● **Exercise description**
Your task is to repeat the entries underneath exactly, minus the pictures.

● **Charts and diagrams as code**

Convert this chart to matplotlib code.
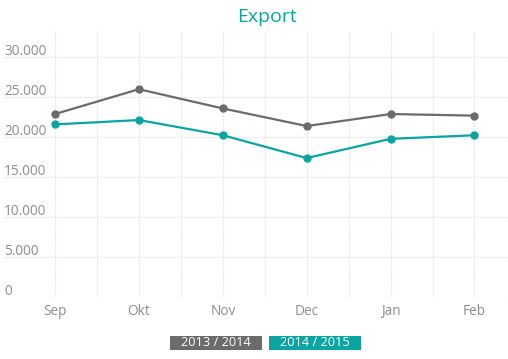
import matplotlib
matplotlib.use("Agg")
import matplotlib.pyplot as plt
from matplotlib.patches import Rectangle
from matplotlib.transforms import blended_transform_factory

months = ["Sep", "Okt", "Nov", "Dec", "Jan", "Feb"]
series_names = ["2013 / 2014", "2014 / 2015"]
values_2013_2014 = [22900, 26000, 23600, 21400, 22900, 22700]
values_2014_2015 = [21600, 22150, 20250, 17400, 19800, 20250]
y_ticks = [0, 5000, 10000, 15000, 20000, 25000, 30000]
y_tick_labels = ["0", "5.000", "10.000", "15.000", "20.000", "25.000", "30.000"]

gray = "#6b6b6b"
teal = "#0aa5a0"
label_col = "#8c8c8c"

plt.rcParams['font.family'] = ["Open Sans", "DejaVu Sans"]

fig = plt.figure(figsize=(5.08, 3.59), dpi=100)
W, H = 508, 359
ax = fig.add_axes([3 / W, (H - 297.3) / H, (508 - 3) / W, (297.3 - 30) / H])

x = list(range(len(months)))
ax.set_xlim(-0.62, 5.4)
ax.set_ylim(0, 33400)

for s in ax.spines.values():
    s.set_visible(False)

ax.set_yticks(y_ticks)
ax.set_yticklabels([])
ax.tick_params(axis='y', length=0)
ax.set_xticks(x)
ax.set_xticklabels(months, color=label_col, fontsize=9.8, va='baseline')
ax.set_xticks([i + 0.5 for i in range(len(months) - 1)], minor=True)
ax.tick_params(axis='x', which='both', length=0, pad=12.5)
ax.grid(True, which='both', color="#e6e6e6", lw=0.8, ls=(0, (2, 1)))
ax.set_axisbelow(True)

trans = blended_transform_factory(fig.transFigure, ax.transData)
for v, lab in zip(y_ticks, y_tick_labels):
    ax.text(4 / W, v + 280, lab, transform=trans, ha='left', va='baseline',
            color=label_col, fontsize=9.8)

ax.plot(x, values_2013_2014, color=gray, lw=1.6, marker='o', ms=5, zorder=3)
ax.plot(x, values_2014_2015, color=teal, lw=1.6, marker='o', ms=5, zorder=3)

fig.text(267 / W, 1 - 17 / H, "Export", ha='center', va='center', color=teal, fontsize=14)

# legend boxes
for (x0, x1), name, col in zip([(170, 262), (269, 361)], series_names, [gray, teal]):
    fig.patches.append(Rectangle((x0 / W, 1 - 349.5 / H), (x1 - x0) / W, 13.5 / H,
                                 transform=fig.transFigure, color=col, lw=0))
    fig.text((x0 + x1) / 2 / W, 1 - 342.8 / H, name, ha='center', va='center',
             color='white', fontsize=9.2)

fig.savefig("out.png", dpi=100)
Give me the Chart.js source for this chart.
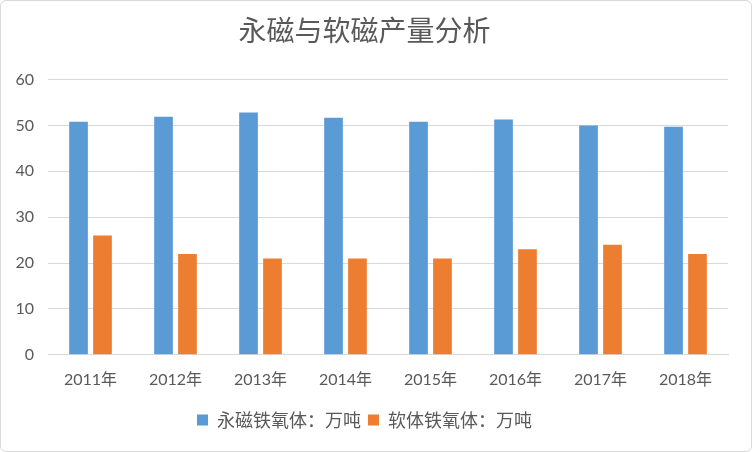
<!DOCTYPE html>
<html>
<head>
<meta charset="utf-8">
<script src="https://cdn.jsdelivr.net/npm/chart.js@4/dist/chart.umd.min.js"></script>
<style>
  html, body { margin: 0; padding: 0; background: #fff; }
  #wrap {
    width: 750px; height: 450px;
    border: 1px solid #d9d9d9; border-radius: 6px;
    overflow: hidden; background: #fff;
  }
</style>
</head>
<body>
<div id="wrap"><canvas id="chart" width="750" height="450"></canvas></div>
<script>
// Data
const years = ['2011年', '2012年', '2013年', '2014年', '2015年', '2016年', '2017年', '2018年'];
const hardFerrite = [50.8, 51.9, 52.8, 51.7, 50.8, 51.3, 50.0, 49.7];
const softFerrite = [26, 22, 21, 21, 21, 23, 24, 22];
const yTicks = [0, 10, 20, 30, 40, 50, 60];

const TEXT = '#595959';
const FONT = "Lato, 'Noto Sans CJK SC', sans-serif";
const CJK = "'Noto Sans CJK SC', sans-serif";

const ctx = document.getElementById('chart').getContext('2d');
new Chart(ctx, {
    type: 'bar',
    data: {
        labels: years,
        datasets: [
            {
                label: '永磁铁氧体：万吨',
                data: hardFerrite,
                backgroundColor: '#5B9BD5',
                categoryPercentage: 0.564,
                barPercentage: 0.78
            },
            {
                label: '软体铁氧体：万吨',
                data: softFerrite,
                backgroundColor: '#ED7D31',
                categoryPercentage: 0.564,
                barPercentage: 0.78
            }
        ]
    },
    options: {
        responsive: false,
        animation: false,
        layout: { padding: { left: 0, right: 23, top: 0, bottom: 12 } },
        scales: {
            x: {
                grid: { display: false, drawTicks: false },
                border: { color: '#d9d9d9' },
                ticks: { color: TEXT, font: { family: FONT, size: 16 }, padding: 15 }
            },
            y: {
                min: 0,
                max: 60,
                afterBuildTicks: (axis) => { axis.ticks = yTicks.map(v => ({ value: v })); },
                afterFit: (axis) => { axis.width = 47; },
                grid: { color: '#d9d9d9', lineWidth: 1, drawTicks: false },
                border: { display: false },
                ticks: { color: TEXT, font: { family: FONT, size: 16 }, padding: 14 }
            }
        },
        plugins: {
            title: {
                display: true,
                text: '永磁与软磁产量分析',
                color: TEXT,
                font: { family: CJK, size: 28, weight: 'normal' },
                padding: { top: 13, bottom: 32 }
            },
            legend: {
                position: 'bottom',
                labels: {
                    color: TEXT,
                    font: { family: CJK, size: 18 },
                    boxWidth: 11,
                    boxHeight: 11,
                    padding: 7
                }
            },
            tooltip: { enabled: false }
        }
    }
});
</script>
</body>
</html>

● **Solution to this problem**
Convert this chart to matplotlib code.
import matplotlib
matplotlib.use("Agg")
import matplotlib.pyplot as plt
from matplotlib.patches import Rectangle
from matplotlib.transforms import blended_transform_factory

months = ["Sep", "Okt", "Nov", "Dec", "Jan", "Feb"]
series_names = ["2013 / 2014", "2014 / 2015"]
values_2013_2014 = [22900, 26000, 23600, 21400, 22900, 22700]
values_2014_2015 = [21600, 22150, 20250, 17400, 19800, 20250]
y_ticks = [0, 5000, 10000, 15000, 20000, 25000, 30000]
y_tick_labels = ["0", "5.000", "10.000", "15.000", "20.000", "25.000", "30.000"]

gray = "#6b6b6b"
teal = "#0aa5a0"
label_col = "#8c8c8c"

plt.rcParams['font.family'] = ["Open Sans", "DejaVu Sans"]

fig = plt.figure(figsize=(5.08, 3.59), dpi=100)
W, H = 508, 359
ax = fig.add_axes([3 / W, (H - 297.3) / H, (508 - 3) / W, (297.3 - 30) / H])

x = list(range(len(months)))
ax.set_xlim(-0.62, 5.4)
ax.set_ylim(0, 33400)

for s in ax.spines.values():
    s.set_visible(False)

ax.set_yticks(y_ticks)
ax.set_yticklabels([])
ax.tick_params(axis='y', length=0)
ax.set_xticks(x)
ax.set_xticklabels(months, color=label_col, fontsize=9.8, va='baseline')
ax.set_xticks([i + 0.5 for i in range(len(months) - 1)], minor=True)
ax.tick_params(axis='x', which='both', length=0, pad=12.5)
ax.grid(True, which='both', color="#e6e6e6", lw=0.8, ls=(0, (2, 1)))
ax.set_axisbelow(True)

trans = blended_transform_factory(fig.transFigure, ax.transData)
for v, lab in zip(y_ticks, y_tick_labels):
    ax.text(4 / W, v + 280, lab, transform=trans, ha='left', va='baseline',
            color=label_col, fontsize=9.8)

ax.plot(x, values_2013_2014, color=gray, lw=1.6, marker='o', ms=5, zorder=3)
ax.plot(x, values_2014_2015, color=teal, lw=1.6, marker='o', ms=5, zorder=3)

fig.text(267 / W, 1 - 17 / H, "Export", ha='center', va='center', color=teal, fontsize=14)

# legend boxes
for (x0, x1), name, col in zip([(170, 262), (269, 361)], series_names, [gray, teal]):
    fig.patches.append(Rectangle((x0 / W, 1 - 349.5 / H), (x1 - x0) / W, 13.5 / H,
                                 transform=fig.transFigure, color=col, lw=0))
    fig.text((x0 + x1) / 2 / W, 1 - 342.8 / H, name, ha='center', va='center',
             color='white', fontsize=9.2)

fig.savefig("out.png", dpi=100)
Give me the Chart.js source for this chart.
<!DOCTYPE html>
<html>
<head>
<meta charset="utf-8">
<script src="https://cdn.jsdelivr.net/npm/chart.js@4/dist/chart.umd.min.js"></script>
<style>
  html, body { margin: 0; padding: 0; background: #fff; }
  #wrap {
    width: 750px; height: 450px;
    border: 1px solid #d9d9d9; border-radius: 6px;
    overflow: hidden; background: #fff;
  }
</style>
</head>
<body>
<div id="wrap"><canvas id="chart" width="750" height="450"></canvas></div>
<script>
// Data
const years = ['2011年', '2012年', '2013年', '2014年', '2015年', '2016年', '2017年', '2018年'];
const hardFerrite = [50.8, 51.9, 52.8, 51.7, 50.8, 51.3, 50.0, 49.7];
const softFerrite = [26, 22, 21, 21, 21, 23, 24, 22];
const yTicks = [0, 10, 20, 30, 40, 50, 60];

const TEXT = '#595959';
const FONT = "Lato, 'Noto Sans CJK SC', sans-serif";
const CJK = "'Noto Sans CJK SC', sans-serif";

const ctx = document.getElementById('chart').getContext('2d');
new Chart(ctx, {
    type: 'bar',
    data: {
        labels: years,
        datasets: [
            {
                label: '永磁铁氧体：万吨',
                data: hardFerrite,
                backgroundColor: '#5B9BD5',
                categoryPercentage: 0.564,
                barPercentage: 0.78
            },
            {
                label: '软体铁氧体：万吨',
                data: softFerrite,
                backgroundColor: '#ED7D31',
                categoryPercentage: 0.564,
                barPercentage: 0.78
            }
        ]
    },
    options: {
        responsive: false,
        animation: false,
        layout: { padding: { left: 0, right: 23, top: 0, bottom: 12 } },
        scales: {
            x: {
                grid: { display: false, drawTicks: false },
                border: { color: '#d9d9d9' },
                ticks: { color: TEXT, font: { family: FONT, size: 16 }, padding: 15 }
            },
            y: {
                min: 0,
                max: 60,
                afterBuildTicks: (axis) => { axis.ticks = yTicks.map(v => ({ value: v })); },
                afterFit: (axis) => { axis.width = 47; },
                grid: { color: '#d9d9d9', lineWidth: 1, drawTicks: false },
                border: { display: false },
                ticks: { color: TEXT, font: { family: FONT, size: 16 }, padding: 14 }
            }
        },
        plugins: {
            title: {
                display: true,
                text: '永磁与软磁产量分析',
                color: TEXT,
                font: { family: CJK, size: 28, weight: 'normal' },
                padding: { top: 13, bottom: 32 }
            },
            legend: {
                position: 'bottom',
                labels: {
                    color: TEXT,
                    font: { family: CJK, size: 18 },
                    boxWidth: 11,
                    boxHeight: 11,
                    padding: 7
                }
            },
            tooltip: { enabled: false }
        }
    }
});
</script>
</body>
</html>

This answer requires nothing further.